Tuesday, November 22, 2016

Do. Not. Optimize.

You've probably heard this quote before:
Premature optimization is the root of all evil.
 - Tony Hoare

Speculative optimization is always wasted time.  In the absence of an actual performance problem, you're just burning time that could be better spent on refactoring your code to make it clearer.  This is exacerbated because performance-optimized code is usually harder to read than code which hasn't received such treatment.

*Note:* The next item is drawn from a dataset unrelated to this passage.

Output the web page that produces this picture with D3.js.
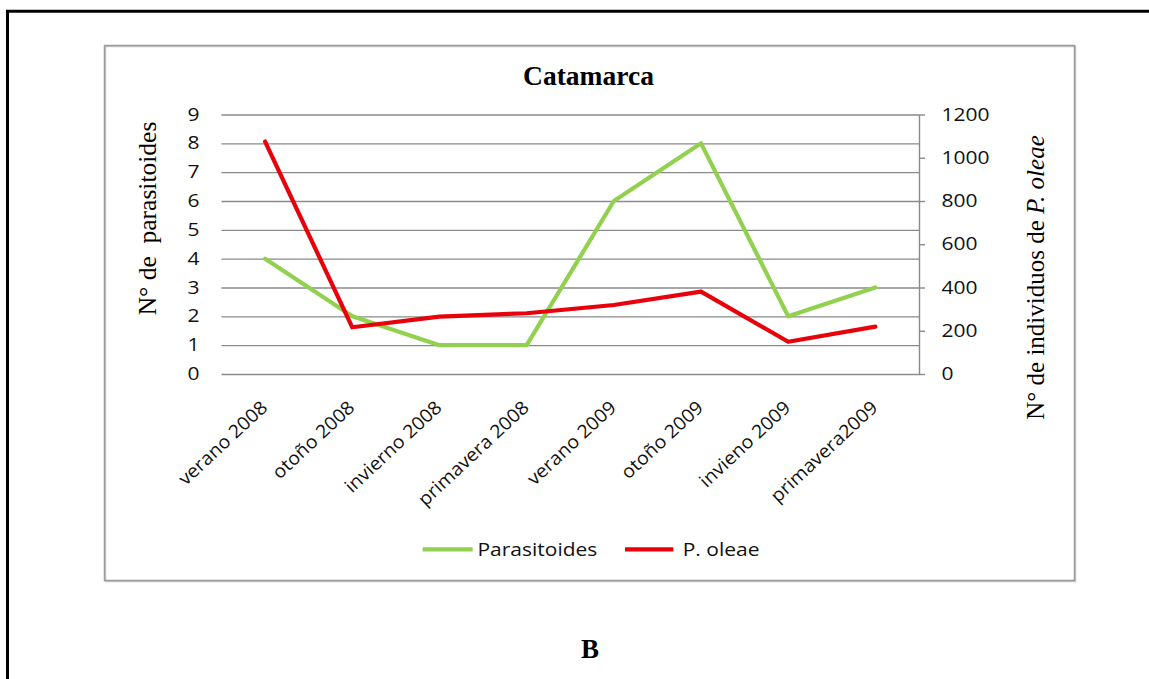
<!DOCTYPE html>
<html>
<head>
<meta charset="utf-8">
<script src="https://cdn.jsdelivr.net/npm/d3@7"></script>
<style>
  html, body { margin: 0; padding: 0; background: #fff; }
  svg { display: block; }
</style>
</head>
<body>
<svg id="chart" width="1149" height="679"></svg>
<script>
// ---- data ----
const categories = ["verano 2008", "otoño 2008", "invierno 2008", "primavera 2008",
                    "verano 2009", "otoño 2009", "invieno 2009", "primavera2009"];
const parasitoides = [4, 2, 1, 1, 6, 8, 2, 3];
const pOleae = [1075, 216, 265, 281, 319, 381, 149, 219];
const leftTicks = [0, 1, 2, 3, 4, 5, 6, 7, 8, 9];
const rightTicks = [0, 200, 400, 600, 800, 1000, 1200];
const chartTitle = "Catamarca";
const leftTitle = "N° de  parasitoides";
const rightTitlePlain = "N° de individuos de ";
const rightTitleItalic = "P. oleae";
const seriesNames = ["Parasitoides", "P. oleae"];
const panelLabel = "B";

// ---- layout / style ----
const W = 1149, H = 679;
const plotL = 221.5, plotR = 919, plotT = 114.5, plotB = 374;
const SANS = "'Open Sans', 'Noto Sans', sans-serif";
const SERIF = "'Liberation Serif', 'Times New Roman', serif";
const K = 1.2; // horizontal stretch for sans text
const green = "#92d050", red = "#e8000b";

const svg = d3.select("#chart");
svg.append("rect").attr("width", W).attr("height", H).attr("fill", "#fff");

// outer frame (top + left)
svg.append("line").attr("x1", 6).attr("x2", W).attr("y1", 11.3).attr("y2", 11.3)
  .attr("stroke", "#000").attr("stroke-width", 3);
svg.append("line").attr("x1", 7.5).attr("x2", 7.5).attr("y1", 10).attr("y2", H)
  .attr("stroke", "#000").attr("stroke-width", 3);

// inner chart frame with slight shadow
svg.append("rect").attr("x", 105.5).attr("y", 46.5).attr("width", 970).attr("height", 535)
  .attr("fill", "none").attr("stroke", "#c8c8c8").attr("stroke-width", 1.5);
svg.append("rect").attr("x", 104.5).attr("y", 45.5).attr("width", 970).attr("height", 535)
  .attr("fill", "none").attr("stroke", "#9a9a9a").attr("stroke-width", 1.5);

// scales
const x = d3.scalePoint().domain(categories).range([plotL, plotR]).padding(0.5);
const yL = d3.scaleLinear().domain([0, 9]).range([plotB, plotT]);
const yR = d3.scaleLinear().domain([0, 1200]).range([plotB, plotT]);

// gridlines
const grid = svg.append("g").attr("transform", `translate(${plotL},0)`)
  .call(d3.axisLeft(yL).tickValues(leftTicks).tickSize(-(plotR - plotL)).tickFormat(""));
grid.select(".domain").remove();
grid.selectAll("line").attr("stroke", "#8a8a8a").attr("stroke-width", 1.4);

// left axis labels
const gL = svg.append("g").attr("transform", `translate(199.5,0)`)
  .call(d3.axisLeft(yL).tickValues(leftTicks).tickFormat(d3.format("d")).tickSize(0).tickPadding(0));
gL.select(".domain").remove();
gL.selectAll("text").attr("x", 0).attr("dy", "0.32em")
  .attr("transform", `scale(${K},1)`)
  .attr("font-family", SANS).attr("font-size", 17.5).attr("fill", "#111");

// right axis
const gR = svg.append("g").attr("transform", `translate(${plotR},0)`)
  .call(d3.axisRight(yR).tickValues(rightTicks).tickFormat(d3.format("d"))
    .tickSize(6).tickSizeOuter(0).tickPadding(0));
gR.select(".domain").attr("stroke", "#8a8a8a").attr("stroke-width", 1.4);
gR.selectAll(".tick line").attr("stroke", "#8a8a8a").attr("stroke-width", 1.4);
gR.selectAll("text").attr("x", 0).attr("dy", "0.32em")
  .attr("transform", `translate(22.5,0) scale(${K},1)`)
  .attr("font-family", SANS).attr("font-size", 17.5).attr("fill", "#111");

// x axis labels
const gX = svg.append("g").attr("transform", `translate(0,${plotB})`)
  .call(d3.axisBottom(x).tickSize(0).tickPadding(0));
gX.select(".domain").remove();
gX.selectAll("text").attr("y", 0).attr("dy", null).attr("text-anchor", "end")
  .attr("transform", `translate(3,35) rotate(-43) scale(1.06,1)`)
  .attr("font-family", SANS).attr("font-size", 18.5).attr("fill", "#111");

// lines
const lineL = d3.line().x((d, i) => x(categories[i])).y(d => yL(d));
const lineR = d3.line().x((d, i) => x(categories[i])).y(d => yR(d));
svg.append("path").datum(parasitoides).attr("d", lineL)
  .attr("fill", "none").attr("stroke", green).attr("stroke-width", 4.2)
  .attr("stroke-linejoin", "round").attr("stroke-linecap", "round");
svg.append("path").datum(pOleae).attr("d", lineR)
  .attr("fill", "none").attr("stroke", red).attr("stroke-width", 4.2)
  .attr("stroke-linejoin", "round").attr("stroke-linecap", "round");

// title
svg.append("text").attr("x", 588.5).attr("y", 85).attr("text-anchor", "middle")
  .attr("font-family", SERIF).attr("font-weight", "bold").attr("font-size", 27.5)
  .text(chartTitle);

// left axis title
svg.append("text").attr("transform", "translate(156,218.5) rotate(-90)")
  .attr("text-anchor", "middle").style("white-space", "pre")
  .attr("font-family", SERIF).attr("font-size", 25.5).text(leftTitle);

// right axis title
const rt = svg.append("text").attr("transform", "translate(1044,277.5) rotate(-90)")
  .attr("text-anchor", "middle").style("white-space", "pre")
  .attr("font-family", SERIF).attr("font-size", 25);
rt.append("tspan").text(rightTitlePlain);
rt.append("tspan").attr("font-style", "italic").text(rightTitleItalic);

// legend
const legend = [
  { name: seriesNames[0], color: green, x1: 422.7, x2: 472.7, tx: 477.5 },
  { name: seriesNames[1], color: red, x1: 625, x2: 673.3, tx: 682.7 }
];
const lg = svg.append("g");
legend.forEach(d => {
  lg.append("line").attr("x1", d.x1).attr("x2", d.x2).attr("y1", 549.3).attr("y2", 549.3)
    .attr("stroke", d.color).attr("stroke-width", 4.2);
  lg.append("text").attr("transform", `translate(${d.tx},556) scale(${K},1)`)
    .attr("font-family", SANS).attr("font-size", 17.5).attr("fill", "#111").text(d.name);
});

// panel label
svg.append("text").attr("x", 590).attr("y", 658).attr("text-anchor", "middle")
  .attr("font-family", SERIF).attr("font-weight", "bold").attr("font-size", 27)
  .text(panelLabel);
</script>
</body>
</html>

Here is what you're doing when you optimize:
  • Adding code that now must be maintained.
  • Obfuscating the existing code.
  • Spending time writing code that doesn't add value.
But what's that you say?  You have the experience and know-how to decide when optimization is needed?  Maybe, but probably not.   The people at Sun and Oracle may or may not be smarter than  you or me, but they certainly know more about optimizing Java bytecode than we do.

For example, some people think that having a large number of classes is slower than the alternative.  This was (maybe) true a long time ago, but isn't now. 

Why?  Because the JIT compiler inlines methods automatically.  It does a host of other optimizations adaptively (i.e., it decides where the program is spending most of it's time & optimizes those methods & loops).

So, when should you performance-optimize your code?  When you have a real performance problem, and a profiler (or similar tool) has identified the place in the code where it occurs.